I've been coming here for 35 years, had a house for 15 and now have been living here for 10. Many of the problems commented on are real. On the odd occasion they annoy me. But the pleasure of living here far outweighs the annoyance.

Yes Bali has grown rapidly and this has generated big infrastructure problems. But be fair. It will take time and big $ to rectify them. Bali has a small population and tax base. It can't expect the central RI government for funds. There's many other provinces with equal if not more need.

Yes, Koster comes out almost daily with seemingly impossible or crazy ideas. He's a politician. If they float with the electorate.....Doesn't really matter what we bules think.

The percentage of tourists behaving badly is very low. Yet draws disproportionate attention from the media, politicians and many bule comments.

Many say the old Bali has gone. Yes it has in the highly developed original areas. But it still exists in the major part of the island outside those areas.

Many complain about being selectively targeted, particularly for traffic infringements. So what? Don't break the rules and you want be targeted. Let's also put to bed this bullshit about graft. Yes it happened in the past, but now it's rare.

Despite all these problems tourist numbers and investment is growing.


Wednesday 24th of May 2023

@Raymond, Yes it still exists but is far lower than before. I don't regard legal payment for service like for example at Imigrasi as graft. No different to networking, entertaining or lobbying to smooth the wheels. Yes there's graft at levels of government and business. Using just Australia as an example it's probably no different. Have a look at the large number politicians, cops, public servants, members of the judiciary, business people...that have been pinged, jailed or sanctioned. Then there's the large number that haven't been.


Wednesday 24th of May 2023

@Exp, Apologies for the double up. The 1st wasn't initially posted.


Wednesday 24th of May 2023

@Exp, You seem to have a big thing about noisy motor bikes, rubbish, smoke and inaction by the authorities. If it's such a negative thing for you why don't you move? You obviously haven't spent time in much of Bali outside the developed tourism areas.
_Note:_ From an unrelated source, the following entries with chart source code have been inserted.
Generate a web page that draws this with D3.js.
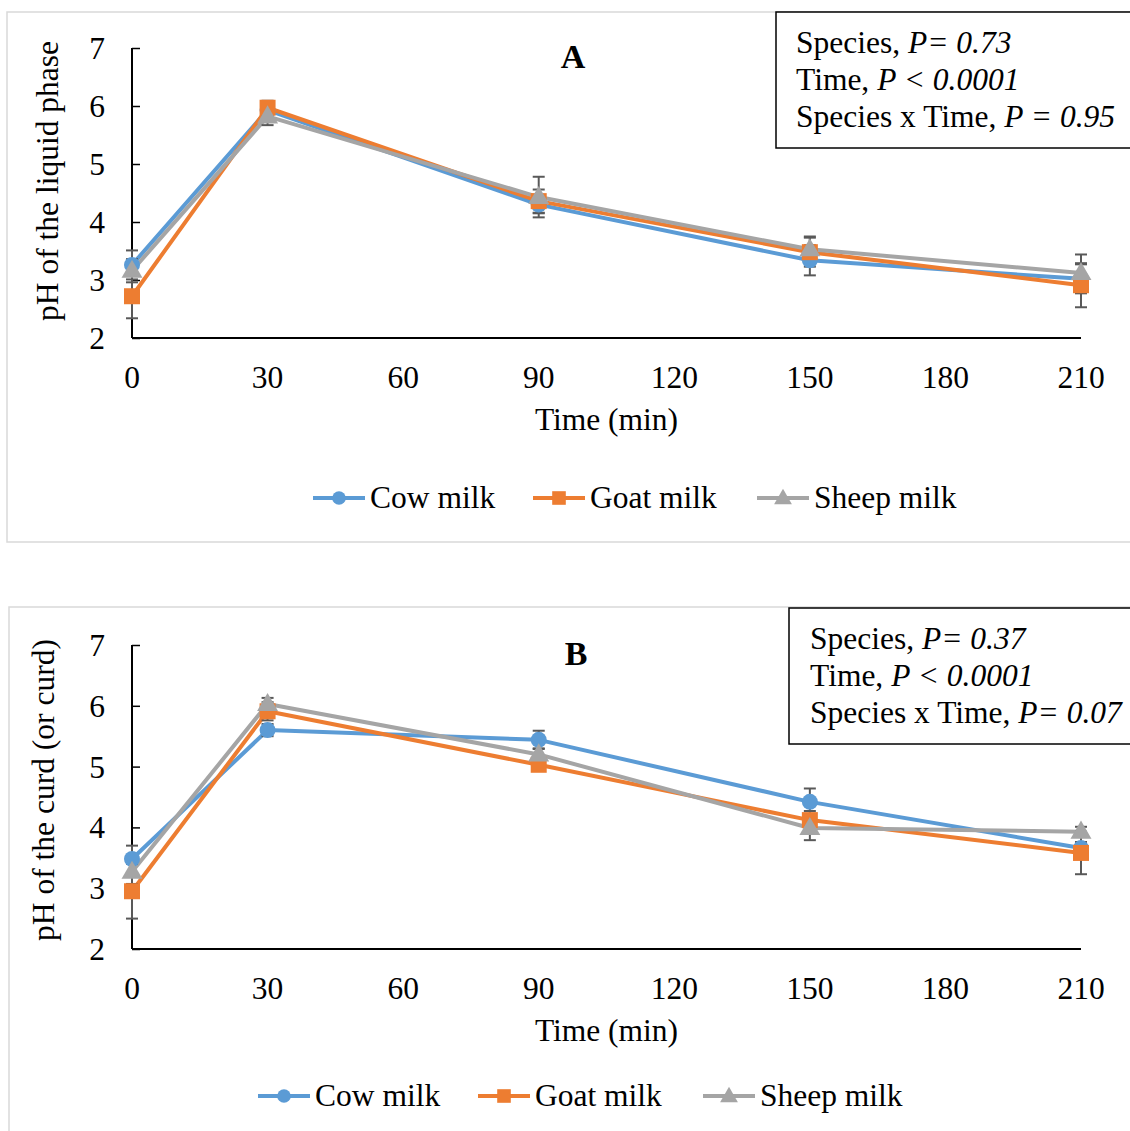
<!DOCTYPE html>
<html>
<head>
<meta charset="utf-8">
<script src="https://cdn.jsdelivr.net/npm/d3@7"></script>
<style>
  body { margin: 0; background: #fff; }
  svg { display: block; }
  text { font-family: "Liberation Serif", "Times New Roman", serif; fill: #000; }
</style>
</head>
<body>
<svg id="chart" width="1130" height="1131"></svg>
<script>
// Sampling times (min)
const times = [0, 30, 90, 150, 210];
const xTicks = [0, 30, 60, 90, 120, 150, 180, 210];
const yTicks = [2, 3, 4, 5, 6, 7];
const seriesNames = ["Cow milk", "Goat milk", "Sheep milk"];
const seriesColors = ["#5B9BD5", "#ED7D31", "#A5A5A5"];
const seriesShapes = ["circle", "square", "triangle"];

// Panel A: pH of the liquid phase
const liquidCow   = [3.26, 5.93, 4.30, 3.34, 3.02];
const liquidGoat  = [2.72, 5.97, 4.36, 3.48, 2.91];
const liquidSheep = [3.16, 5.82, 4.43, 3.53, 3.12];
const liquidCowErr   = [0.25, 0.10, 0.15, 0.26, 0.25];
const liquidGoatErr  = [0.38, 0.12, 0.20, 0.25, 0.38];
const liquidSheepErr = [0.20, 0.15, 0.35, 0.22, 0.32];
const liquidStats = [
  ["Species, ", "P= 0.73"],
  ["Time, ", "P < 0.0001"],
  ["Species x Time, ", "P = 0.95"]
];

// Panel B: pH of the curd
const curdCow   = [3.48, 5.60, 5.44, 4.42, 3.66];
const curdGoat  = [2.95, 5.91, 5.03, 4.12, 3.58];
const curdSheep = [3.27, 6.03, 5.20, 3.99, 3.93];
const curdCowErr   = [0.22, 0.10, 0.15, 0.22, 0.10];
const curdGoatErr  = [0.45, 0.15, 0.10, 0.15, 0.35];
const curdSheepErr = [0.20, 0.10, 0.10, 0.20, 0.08];
const curdStats = [
  ["Species, ", "P= 0.37"],
  ["Time, ", "P < 0.0001"],
  ["Species x Time, ", "P= 0.07"]
];

const FS = 31.5;
const svg = d3.select("#chart");

function drawPanel(cfg) {
  const g = svg.append("g");

  // chart area frame
  g.append("rect")
    .attr("x", cfg.frame[0]).attr("y", cfg.frame[1])
    .attr("width", cfg.frame[2]).attr("height", cfg.frame[3])
    .attr("fill", "#fff").attr("stroke", "#d9d9d9").attr("stroke-width", 1.5);

  const x = d3.scaleLinear().domain([0, 210]).range([cfg.plot.left, cfg.plot.right]);
  const y = d3.scaleLinear().domain([2, 7]).range([cfg.plot.bottom, cfg.plot.top]);

  // y axis with inside ticks
  const yAxis = g.append("g")
    .attr("transform", `translate(${cfg.plot.left},0)`)
    .call(d3.axisRight(y).tickValues(yTicks).tickSize(8).tickFormat(""));
  yAxis.select(".domain").remove();
  yAxis.selectAll(".tick line").attr("stroke", "#000").attr("stroke-width", 1.5);
  g.append("line")
    .attr("x1", cfg.plot.left).attr("x2", cfg.plot.left)
    .attr("y1", y(7)).attr("y2", y(2))
    .attr("stroke", "#000").attr("stroke-width", 2);

  g.selectAll(".ylab").data(yTicks).join("text")
    .attr("x", cfg.plot.left - 27).attr("y", d => y(d) + 11)
    .attr("text-anchor", "end").attr("font-size", FS)
    .text(d => d);

  // x axis
  g.append("line")
    .attr("x1", x(0)).attr("x2", x(210))
    .attr("y1", y(2)).attr("y2", y(2))
    .attr("stroke", "#000").attr("stroke-width", 2);
  g.selectAll(".xlab").data(xTicks).join("text")
    .attr("x", d => x(d)).attr("y", y(2) + 50)
    .attr("text-anchor", "middle").attr("font-size", FS)
    .text(d => d);

  // axis titles
  g.append("text")
    .attr("x", (x(0) + x(210)) / 2).attr("y", y(2) + 92)
    .attr("text-anchor", "middle").attr("font-size", FS)
    .text("Time (min)");
  g.append("text")
    .attr("transform", `translate(${cfg.yTitleX},${cfg.yTitleY}) rotate(-90)`)
    .attr("text-anchor", "middle").attr("font-size", FS)
    .text(cfg.yTitle);

  // panel letter
  g.append("text")
    .attr("x", cfg.letterX).attr("y", y(7) + 20)
    .attr("text-anchor", "middle").attr("font-size", 34).attr("font-weight", "bold")
    .text(cfg.letter);

  const line = d3.line().x((d, i) => x(times[i])).y(d => y(d));

  cfg.series.forEach((vals, s) => {
    g.append("path")
      .datum(vals)
      .attr("d", line)
      .attr("fill", "none")
      .attr("stroke", seriesColors[s])
      .attr("stroke-width", 4)
      .attr("stroke-linejoin", "round");
  });

  // error bars
  cfg.series.forEach((vals, s) => {
    const errs = cfg.errors[s];
    vals.forEach((v, i) => {
      const cx = x(times[i]);
      const y1 = y(v + errs[i]), y2 = y(v - errs[i]);
      g.append("line").attr("x1", cx).attr("x2", cx).attr("y1", y1).attr("y2", y2)
        .attr("stroke", "#595959").attr("stroke-width", 2);
      [y1, y2].forEach(yy => {
        g.append("line").attr("x1", cx - 6).attr("x2", cx + 6).attr("y1", yy).attr("y2", yy)
          .attr("stroke", "#595959").attr("stroke-width", 2);
      });
    });
  });

  cfg.series.forEach((vals, s) => {
    vals.forEach((v, i) => {
      drawMarker(g, seriesShapes[s], x(times[i]), y(v), seriesColors[s], 1);
    });
  });

  // statistics box
  const b = cfg.statsBox;
  g.append("rect")
    .attr("x", b[0]).attr("y", b[1]).attr("width", b[2]).attr("height", b[3])
    .attr("fill", "#fff").attr("stroke", "#000").attr("stroke-width", 1.5);
  cfg.stats.forEach((row, i) => {
    const t = g.append("text")
      .attr("x", cfg.statsTextX).attr("y", b[1] + 41 + i * 37)
      .attr("font-size", FS);
    t.append("tspan").text(row[0]);
    t.append("tspan").attr("font-style", "italic").text(row[1]);
  });

  // legend
  cfg.legendX.forEach((lx, s) => {
    const ly = cfg.legendY;
    g.append("line").attr("x1", lx).attr("x2", lx + 52).attr("y1", ly).attr("y2", ly)
      .attr("stroke", seriesColors[s]).attr("stroke-width", 4);
    drawMarker(g, seriesShapes[s], lx + 26, ly, seriesColors[s], 0.85);
    g.append("text").attr("x", lx + 57).attr("y", ly + 10)
      .attr("font-size", FS).text(seriesNames[s]);
  });
}

function drawMarker(g, shape, cx, cy, color, k) {
  if (shape === "circle") {
    g.append("circle").attr("cx", cx).attr("cy", cy).attr("r", 8 * k).attr("fill", color);
  } else if (shape === "square") {
    const h = 8 * k;
    g.append("rect").attr("x", cx - h).attr("y", cy - h).attr("width", 2 * h).attr("height", 2 * h)
      .attr("fill", color);
  } else {
    const sym = d3.symbol().type(d3.symbolTriangle).size(190 * k * k);
    g.append("path").attr("d", sym()).attr("transform", `translate(${cx},${cy + 1})`)
      .attr("fill", color);
  }
}

drawPanel({
  frame: [7, 12, 1140, 530],
  plot: { left: 132, right: 1081, top: 48, bottom: 338 },
  yTitle: "pH of the liquid phase",
  yTitleX: 58,
  yTitleY: 181,
  letter: "A",
  letterX: 573,
  series: [liquidCow, liquidGoat, liquidSheep],
  errors: [liquidCowErr, liquidGoatErr, liquidSheepErr],
  stats: liquidStats,
  statsBox: [776, 12, 360, 136],
  statsTextX: 796,
  legendX: [313, 533, 757],
  legendY: 498
});

drawPanel({
  frame: [9, 607, 1140, 540],
  plot: { left: 132, right: 1081, top: 645, bottom: 949 },
  yTitle: "pH of the curd (or curd)",
  yTitleX: 54,
  yTitleY: 790,
  letter: "B",
  letterX: 576,
  series: [curdCow, curdGoat, curdSheep],
  errors: [curdCowErr, curdGoatErr, curdSheepErr],
  stats: curdStats,
  statsBox: [789, 608, 350, 136],
  statsTextX: 810,
  legendX: [258, 478, 703],
  legendY: 1096
});
</script>
</body>
</html>
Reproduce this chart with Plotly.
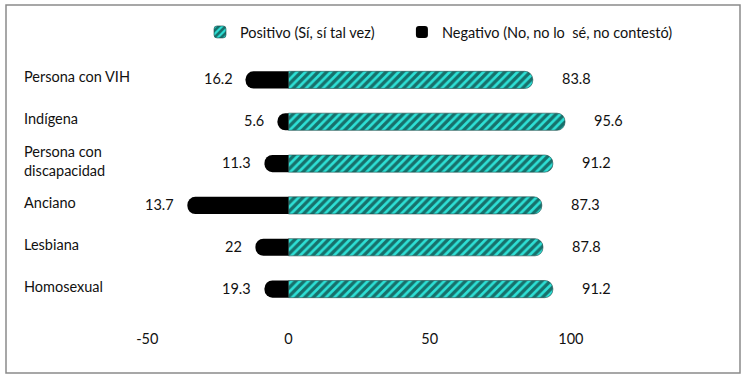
import plotly.graph_objects as go

categories = ["Persona con VIH", "Indígena", "Persona con<br>discapacidad",
              "Anciano", "Lesbiana", "Homosexual"]
positivo = [86.5, 97.9, 93.6, 89.7, 90.1, 93.6]
negativo = [-15.2, -3.9, -8.5, -35.8, -11.7, -8.5]
positivo_labels = ["83.8", "95.6", "91.2", "87.3", "87.8", "91.2"]
negativo_labels = ["16.2", "5.6", "11.3", "13.7", "22", "19.3"]
tick_vals = [-50, 0, 50, 100]
tick_text = ["-50", "0", "50", "100"]

FONT = "Lato"
FS = 14.5
TXT = "#111111"
TEAL = "#2ee0d6"
PAD = "\u00a0" * 6

fig = go.Figure()
fig.add_trace(go.Bar(
    y=categories, x=positivo, orientation="h",
    name="Positivo (Sí, sí tal vez)" + PAD,
    marker=dict(color=TEAL,
                pattern=dict(shape="/", fgcolor="#000000", bgcolor=TEAL,
                             size=6, solidity=0.55),
                line=dict(width=0.6, color="#1a4a48")),
))
fig.add_trace(go.Bar(
    y=categories, x=negativo, orientation="h",
    name="Negativo (No, no lo  sé, no contestó)",
    marker=dict(color="#000000", line=dict(width=0)),
))

L, R, T, B = 119, 698, 59, 310
W, H = 747, 381

annotations = []
for cat, v, lab in zip(categories, positivo, positivo_labels):
    annotations.append(dict(x=v, y=cat, xref="x", yref="y", text=lab,
                            showarrow=False, xanchor="left", xshift=27, yshift=1,
                            font=dict(family=FONT, size=FS, color=TXT)))
for cat, v, lab in zip(categories, negativo, negativo_labels):
    annotations.append(dict(x=v, y=cat, xref="x", yref="y", text=lab,
                            showarrow=False, xanchor="right", xshift=-11, yshift=1,
                            font=dict(family=FONT, size=FS, color=TXT)))
for cat in categories:
    annotations.append(dict(x=(22 - L) / (R - L), y=cat, xref="paper", yref="y",
                            text=cat, showarrow=False, xanchor="left", align="left",
                            yshift=3,
                            font=dict(family=FONT, size=FS, color=TXT)))

fig.update_layout(
    width=W, height=H,
    margin=dict(l=L, r=W - R, t=T, b=H - B, pad=0, autoexpand=False),
    paper_bgcolor="white", plot_bgcolor="white",
    barmode="relative", bargap=0.59, barcornerradius=8,
    font=dict(family=FONT, size=FS, color=TXT),
    showlegend=True,
    legend=dict(orientation="h", x=(200 - L) / (R - L), xanchor="left",
                y=(B - 32) / (B - T), yanchor="middle",
                font=dict(family=FONT, size=FS, color=TXT),
                traceorder="normal", bgcolor="rgba(0,0,0,0)"),
    xaxis=dict(range=[-60, 145], tickvals=tick_vals, ticktext=tick_text,
               showgrid=False, zeroline=False, showline=False,
               ticks="", ticklabelstandoff=18,
               tickfont=dict(family=FONT, size=FS, color=TXT)),
    yaxis=dict(autorange="reversed", showticklabels=False, showgrid=False,
               zeroline=False, showline=False, ticks=""),
    annotations=annotations,
    shapes=[dict(type="rect", xref="paper", yref="paper",
                 x0=(6 - L) / (R - L), x1=(740 - L) / (R - L),
                 y0=(B - 373) / (B - T), y1=(B - 5) / (B - T),
                 line=dict(color="#8a8a8a", width=1.5), fillcolor="rgba(0,0,0,0)",
                 layer="below")],
)

fig.write_html("out.html", config={"displayModeBar": False},
               post_script="document.body.style.margin='0px';")
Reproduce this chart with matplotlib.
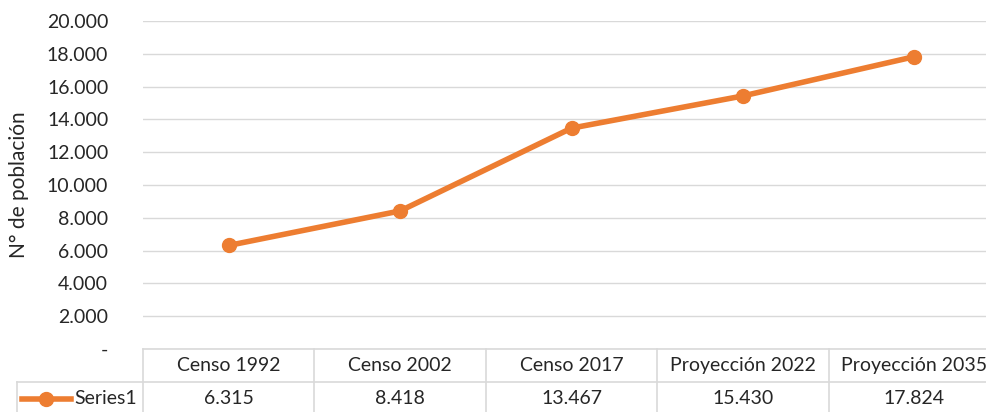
import numpy as np
import matplotlib.pyplot as plt
from matplotlib.lines import Line2D
import matplotlib.transforms as mtransforms

plt.rcParams['font.family'] = ['Lato', 'DejaVu Sans']

categorias = ['Censo 1992', 'Censo 2002', 'Censo 2017', 'Proyección 2022', 'Proyección 2035']
poblacion = [6315, 8418, 13467, 15430, 17824]
serie = 'Series1'
ticks_y = [0, 2000, 4000, 6000, 8000, 10000, 12000, 14000, 16000, 18000, 20000]

naranja = '#ED7D31'
gris = '#D9D9D9'
texto = '#262626'


def miles(v):
    if v == 0:
        return '-'
    return f'{v:,.0f}'.replace(',', '.')


fig = plt.figure(figsize=(9.87, 4.12), dpi=100)
ax = fig.add_axes([143 / 987, 1 - 349 / 412, (1000 - 143) / 987, 328 / 412])

x = np.arange(len(categorias))
ax.plot(x, poblacion, '-o', color=naranja, lw=4, markersize=10, zorder=3, clip_on=False)

ax.set_xlim(-0.5, len(categorias) - 0.5)
ax.set_ylim(0, 20000)
ax.set_yticks(ticks_y)
ax.set_yticklabels([miles(v) for v in ticks_y], fontsize=14, color=texto)
ax.tick_params(axis='y', length=0, pad=25)
ax.set_xticks([])
ax.grid(axis='y', color=gris, lw=1)
ax.set_axisbelow(True)
for s in ax.spines.values():
    s.set_visible(False)
ax.set_ylabel('N° de población', fontsize=15, color=texto)
ax.yaxis.set_label_coords(-(143 - 29) / 857, 0.5)

# tabla de datos bajo el gráfico
trans = mtransforms.blended_transform_factory(ax.transData, ax.transAxes)
fila = 33 / 328
izq = -0.5 - 126 / 171.4
n = len(categorias)


def linea(xs, ys):
    ax.add_line(Line2D(xs, ys, transform=trans, color=gris, lw=1.2, clip_on=False))


linea([-0.5, n - 0.5], [0, 0])
linea([izq, n - 0.5], [-fila, -fila])
linea([izq, n - 0.5], [-2 * fila, -2 * fila])
linea([izq, izq], [-fila, -2 * fila])
for i in range(n + 1):
    linea([i - 0.5, i - 0.5], [0, -2 * fila])

for i, (c, v) in enumerate(zip(categorias, poblacion)):
    ax.text(i, -fila / 2, c, transform=trans, ha='center', va='center', fontsize=14, color=texto)
    ax.text(i, -1.5 * fila, miles(v), transform=trans, ha='center', va='center', fontsize=14, color=texto)

# clave de la serie
kx0 = izq + 5 / 171.4
kx1 = izq + 54 / 171.4
ax.add_line(Line2D([kx0, kx1], [-1.5 * fila] * 2, transform=trans, color=naranja, lw=4, clip_on=False))
ax.add_line(Line2D([(kx0 + kx1) / 2], [-1.5 * fila], transform=trans, color=naranja, marker='o',
                   markersize=10, clip_on=False))
ax.text(izq + 57 / 171.4, -1.5 * fila, serie, transform=trans, ha='left', va='center', fontsize=14, color=texto)

plt.savefig('out.png', dpi=100)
Wednesday 24th of May 2023

@Exp, You seem to keep referring to the area where you live And have a thing about noisy motor bikes, smoke from rubbish burning and compliance inactivity. Why don't you move? You obviously haven't been or spent time outside it. I live in Selamadeg Timur, Tabanan. Hardly remote. It's the Old Bali just with some new clothes.


Tuesday 23rd of May 2023

What has shorty been smoking?

'Let’s also put to bed this bullshit about graft. Yes it happened in the past, but now it’s rare.'

My Lord, oh me oh my.


Friday 19th of May 2023

Bali is getting worse with each passing day.

More construction (nature destruction), more loud traffic and party, more and more garbage littering the roads and nature everywhere.

There's nothing done about these issues. Only focus is on harassing, extorting and blaming foreigners.

Peter Bez

Friday 19th of May 2023

To little to late he as already stuffed Bali by saying things was without thinking of the ramifications. All I hear in Australia is stuff Bali were going to Thailand at least there I we can get good cheep accommodation and not treated like a criminal before I even get out of the airport. The notion of $150.00 US for a visa on arrival is so dumb it's beyond words . How can a family of five afford that on-top of redicules accommodation prices and having to provide bank account details as how much you have . He should walk the streets and see how much damage he has done already just by opening his mouth without thinking,hopefully his term in office will be short . Good luck Bali your going to need it


Friday 19th of May 2023

@Peter Bez, Bali need to downsize. Net enough land, infrastructure and resources for all the visitors. Back to 2010 numbers of 2.5 million per year.

Neil gill

Friday 19th of May 2023

I think this, announcement has come too late, as many of my longtime friends and long time visitors to Bali have, already changed plans, instead of going off half cocked with announced policies it should have been kept quiet as these statements have made people look elsewhere for a quiet unrestricted holiday


Friday 19th of May 2023

@Neil gill, People are right to find other destination under less pressure. Bali is receiving far too many visitors.

The main landfill in south (Suwung) is full and overflowing. Denpasar garbage collection is basically slowly breaking down.

Fresh water supply is already a problem and we all know about the traffic situation.

A lot of older derelict hotels and villas should just be demolished and land restored.

Need to get back to 2010 visitor numbers of 2.5 million.


Friday 19th of May 2023

I wouldn't worry too much about all of those things. Worry more about the stench of the garbage and polluted beaches. One look and smell and those indoctrinated and vetted tourists will turn around and book the next flight to anyplace else.